What standard do language codes of the form "zh-Hans" belong to?

Anto picture Anto · Sep 19, 2013 · Viewed 28.1k times · Source

Through the REST API of an application, I receive language codes of the following form: ll-Xxxx.

  • two lowercase letters languages (looks like ISO 639-1),
  • a dash,
  • a code going up to four letters, starting with an uppercase letter (looks like an ISO 639-3 macrolanguage code).

Some examples:

az-Arab Azerbaijani in the Arabic script
az-Cyrl Azerbaijani in the Cyrillic script
az-Latn Azerbaijani in the Latin script

sr-Cyrl Serbian in the Cyrillic script
sr-Latn Serbian in the Latin script

uz-Cyrl Uzbek in the Cyrillic script
uz-Latn Uzbek in the Latin script

zh-Hans Chinese in the simplified script
zh-Hant Chinese in the traditional script

From what I found online:

[ISO 639-1] is the first part of the ISO 639 series of international standards for language codes. Part 1 covers the registration of two-letter codes.

and

ISO 639-3 is an international standard for language codes. In defining some of its language codes, some are defined as macrolanguages [...]
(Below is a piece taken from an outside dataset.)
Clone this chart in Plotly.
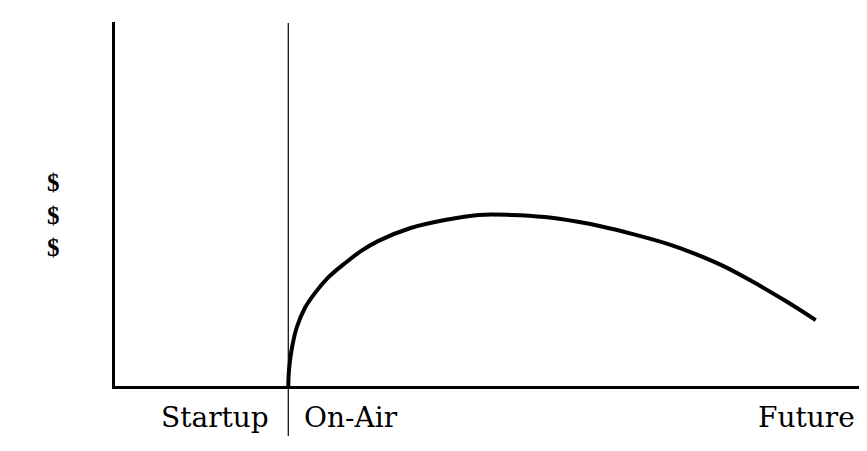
import plotly.graph_objects as go

# Data (arbitrary units: time 0-100, revenue 0-100)
time_vals = [22.8, 22.9, 23.2, 23.9, 25.0, 26.4, 28.0, 30.3, 32.4, 34.6, 38.9, 43.4, 47.8,
             52.1, 56.6, 60.9, 63.9, 68.4, 72.8, 76.0, 79.8, 83.7, 88.2, 92.2]
revenue_vals = [0.0, 4.5, 9.5, 16.0, 21.5, 25.8, 29.7, 33.8, 37.1, 39.8, 43.4, 45.6, 47.0,
                47.0, 46.4, 45.1, 43.9, 41.6, 39.0, 36.6, 33.2, 28.9, 23.4, 18.1]
divider_x = 22.8
phase_labels = ["Startup", "On-Air", "Future"]
phase_label_x = [13.2, 31.1, 91.0]
y_label = ["$", "$", "$"]

PLOT_W, PLOT_H = 760.0, 364.0
LEFT, TOP = 107.0, 14.0


def px_to_paper_y(py):
    return 1 - (py - TOP) / PLOT_H


def px_to_paper_x(px):
    return (px - LEFT) / PLOT_W


fig = go.Figure()
fig.add_trace(go.Scatter(
    x=time_vals, y=revenue_vals, mode="lines",
    line=dict(color="black", width=4, shape="spline", smoothing=1.0),
    hoverinfo="skip", showlegend=False,
))

fig.add_shape(type="line", xref="x", yref="paper",
              x0=divider_x, x1=divider_x, y0=px_to_paper_y(428), y1=px_to_paper_y(15),
              line=dict(color="black", width=1.2))

label_font = dict(family="DejaVu Serif", size=28, color="black")
for lab, lx in zip(phase_labels, phase_label_x):
    fig.add_annotation(text=lab, x=lx, xref="x", y=px_to_paper_y(410), yref="paper",
                       xanchor="center", yanchor="middle", showarrow=False, font=label_font)

dollar_font = dict(family="Liberation Serif", size=25, color="black")
fig.add_annotation(text="<br>".join("<b>" + s + "</b>" for s in y_label),
                   x=px_to_paper_x(45), xref="paper",
                   y=px_to_paper_y(207), yref="paper", xanchor="center", yanchor="middle",
                   align="center", showarrow=False, font=dollar_font)

fig.update_layout(
    width=867, height=451,
    margin=dict(l=107, r=0, t=14, b=73),
    paper_bgcolor="white", plot_bgcolor="white",
    xaxis=dict(range=[0, 100], showgrid=False, zeroline=False, showticklabels=False,
               ticks="", showline=True, linecolor="black", linewidth=3),
    yaxis=dict(range=[0, 100], showgrid=False, zeroline=False, showticklabels=False,
               ticks="", showline=True, linecolor="black", linewidth=3),
)

fig.write_html("out.html")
Now I need to write a piece of code to verify that I receive a valid language code.
But since what I receive is a mix of 639-1 (2 letters language) and 639-3 (macrolanguage), what standard am I supposed to stick with ? Are these code belonging to some sort of mixed up (perhaps common) standard ?

Answer

Julien picture Julien · Sep 21, 2013

Following RFC-5646 (at page 4) a language tag can be written with the following form : [language]-[script].